Your Feet and Arthritis

We have all heard about arthritis. Even when you are just watching TV you can hear about medicines for it.
Before we talk about arthritis, let’s go through a quick anatomy lesson. Your feet are made up of 28 bones which have more than 30 joints. These joints allow for flexible movement in your foot and ankle. The ends of the majority of these joints are covered in cartilage. This cartilage is called articular cartilage because it has a slippery substance which helps your bones move easily. (Sort of like the grease between bearings.) And then the joints themselves are covered by a thin layer that is called the synovium. The synovium produces a fluid that also helps lubricate and ease motion of the joints. On top of the joints, there are ligaments to help keep them in place. Then there are tendons and muscles on top of that provide support and the strength to help with movement.
There are several different forms of arthritis that can affect your foot. We are going to specifically talk about three of them today. A fourth form of arthritis, gout will not be discussed in this post but we have talked about it in the past. (See post on gout)
Types of foot and ankle arthritis
The first and probably the kind of arthritis that your parents and grandparents talked about is osteoarthritis. This type of arthritis is due to the wear and tear on the joints. This generally will start during middle age when the cartilage in the joint will start to wear away. This diminishment of the cartilage makes the ends of the bones uneven. The space between the joint will also close with this change. When that happens, you have the two ends of the bones rubbing against each other. That sounds like it would hurt, right?  But that is not the entire problem. This rubbing can cause bone spurs to form. A bone spur is a boney growth that forms in response to the pain and swelling from the rubbing of the bones.
Rheumatoid arthritis is a chronic autoimmune disease. When you have an autoimmune disease, it means that your body attacks its own tissues. With rheumatoid arthritis, the immune cells attack the synovial cells causing them to swell. Overtime, the attack will damage the bone, cartilage, ligaments and tendons. The cause of rheumatoid arthritis is not known. It is not strictly an inherited disease but a person’s genes may be susceptible to the disease. The disease usually has an environmental factor or infection that serves to “wake up” the disease.
The third type of arthritis is post-traumatic arthritis. This is arthritis that is the result of an injury to the foot or ankle. The type of injuries that can damage the bones like dislocations or fractures can lead to post traumatic arthritis. This type of arthritis can develop many years after the initial injury. Even property treated injuries can result in arthritis developing. Statistically, an injured joint is about seven times more likely to develop arthritis.
How can I tell if I have arthritis?
Pain is usually the first indicator. If you experience pain when you are in motion or if you see that there is an area of your foot that is tender when you apply pressure to it, you may have an arthritic joint. If your joints are swelling, red, and warm to the touch, you could have arthritis. Another key indicator is if you have pain when you get up in the morning or after you have been sitting for a while. If you feel pain either when you are moving or sometimes even when you aren’t, you should go see your friendly local podiatrist and have the doctor check your foot. In many cases, the doctor will have an x ray taken of your foot so that the joints in your feet will be visible.
What can be done?
There are several non-surgical treatments that your doctor can discuss with you. They might begin with lifestyle changes like avoiding the exercises that aggravate the joints. The doctor might also suggest that you go to physical therapy to help strengthen the muscles to improve your range of motion and flexibility. An individualized exercise plan can be developed.

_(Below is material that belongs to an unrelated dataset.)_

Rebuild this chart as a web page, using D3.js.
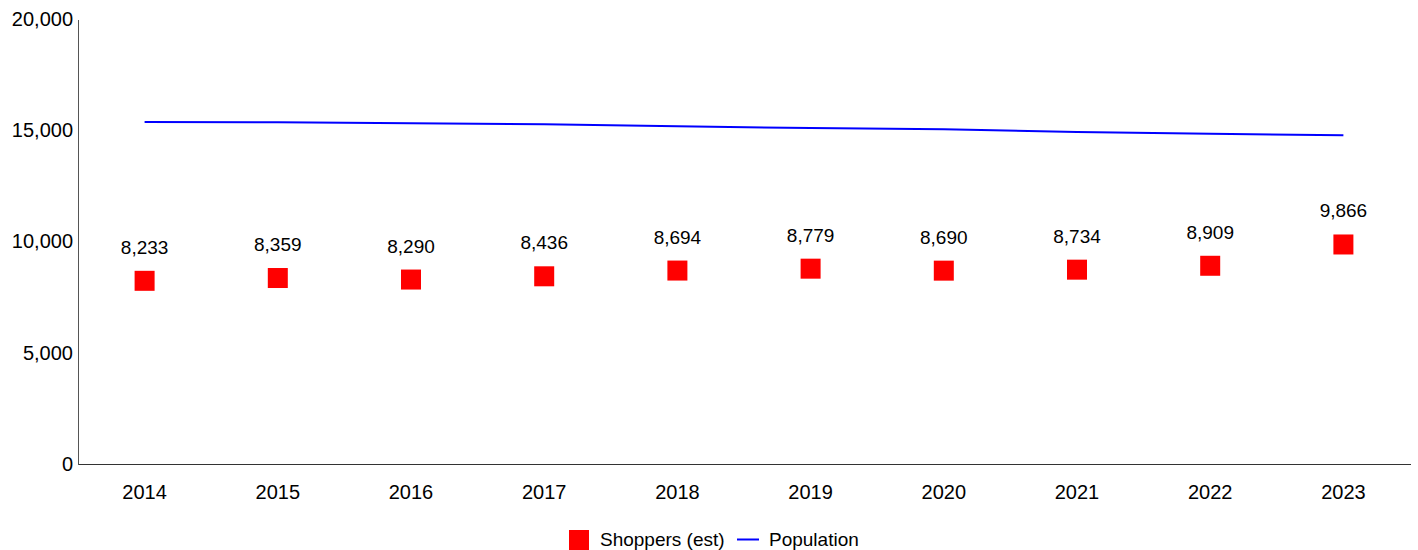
<!DOCTYPE html>
<html>
<head>
<meta charset="utf-8">
<script src="https://cdn.jsdelivr.net/npm/d3@7"></script>
<style>
  html, body { margin: 0; padding: 0; background: #fff; }
  svg { display: block; font-family: "Liberation Sans", Arial, sans-serif; }
</style>
</head>
<body>
<svg id="chart" width="1418" height="550"></svg>
<script>
// Yearly shoppers estimate vs. population
const years = ["2014", "2015", "2016", "2017", "2018", "2019", "2020", "2021", "2022", "2023"];
const shoppers = [8233, 8359, 8290, 8436, 8694, 8779, 8690, 8734, 8909, 9866];
const population = [15371, 15357, 15312, 15267, 15178, 15101, 15043, 14921, 14845, 14773];
const yTicks = [0, 5000, 10000, 15000, 20000];
const seriesNames = ["Shoppers (est)", "Population"];

const svg = d3.select("#chart");
const margin = { left: 78, right: 8, top: 19, bottom: 86 };
const W = 1418, H = 550;

const x = d3.scaleBand()
  .domain(years)
  .range([margin.left, W - margin.right]);

const y = d3.scaleLinear()
  .domain([0, 20000])
  .range([H - margin.bottom, margin.top]);

const fmt = d3.format(",");

// Y axis
const yAxis = svg.append("g")
  .attr("transform", `translate(${margin.left},0)`)
  .call(d3.axisLeft(y).tickValues(yTicks).tickFormat(fmt).tickSize(0).tickPadding(5));
yAxis.select(".domain").attr("stroke", "#555").attr("shape-rendering", "crispEdges");
yAxis.selectAll("text").attr("font-size", 20).attr("fill", "#000")
  .attr("font-family", "Liberation Sans, Arial, sans-serif");

// X axis
const xAxis = svg.append("g")
  .attr("transform", `translate(0,${y(0)})`)
  .call(d3.axisBottom(x).tickSize(0).tickPadding(21));
xAxis.select(".domain").attr("stroke", "#333").attr("shape-rendering", "crispEdges");
xAxis.selectAll("text").attr("font-size", 20).attr("fill", "#000")
  .attr("font-family", "Liberation Sans, Arial, sans-serif");

const cx = d => x(d) + x.bandwidth() / 2;

// Population line
const line = d3.line()
  .x((d, i) => cx(years[i]))
  .y(d => y(d));
svg.append("path")
  .datum(population)
  .attr("fill", "none")
  .attr("stroke", "#0000ff")
  .attr("stroke-width", 2)
  .attr("d", line);

// Shoppers squares
const sq = 20;
svg.append("g").selectAll("rect")
  .data(shoppers)
  .join("rect")
  .attr("x", (d, i) => cx(years[i]) - sq / 2)
  .attr("y", d => y(d) - sq / 2)
  .attr("width", sq)
  .attr("height", sq)
  .attr("fill", "#ff0000");

// Value labels
svg.append("g").selectAll("text")
  .data(shoppers)
  .join("text")
  .attr("x", (d, i) => cx(years[i]))
  .attr("y", d => y(d) - 27)
  .attr("text-anchor", "middle")
  .attr("font-size", 19)
  .attr("fill", "#000")
  .text(d => fmt(d));

// Legend
const lg = svg.append("g");
lg.append("rect").attr("x", 569).attr("y", 530).attr("width", 20).attr("height", 20).attr("fill", "#ff0000");
lg.append("text").attr("x", 600).attr("y", 546).attr("font-size", 19).attr("fill", "#000").text(seriesNames[0]);
lg.append("line").attr("x1", 737).attr("x2", 759).attr("y1", 539.5).attr("y2", 539.5)
  .attr("stroke", "#0000ff").attr("stroke-width", 2);
lg.append("text").attr("x", 769).attr("y", 546).attr("font-size", 19).attr("fill", "#000").text(seriesNames[1]);
</script>
</body>
</html>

Depending upon where the joint is, it may be that an orthotic device for your shoes could help ease the stress on the joint. Or perhaps using a cane or a brace would help you.
Also taking NSAIDS (ibuprofen or naproxen), if you can tolerate them, and help some people. Shots of cortisone are also temporary but effective at reducing the inflammation and pain.
If those changes and treatments are not effective for you then your doctor may discuss surgical intervention. Surgeries for the treatment of arthritis are varied and depend upon the patient.
While arthritis is a common disease, the arthritis you have is personal to you. You need relief. Going to the doctor sooner rather than later will not only save your some pain but it may help you maintain your current lifestyle longer.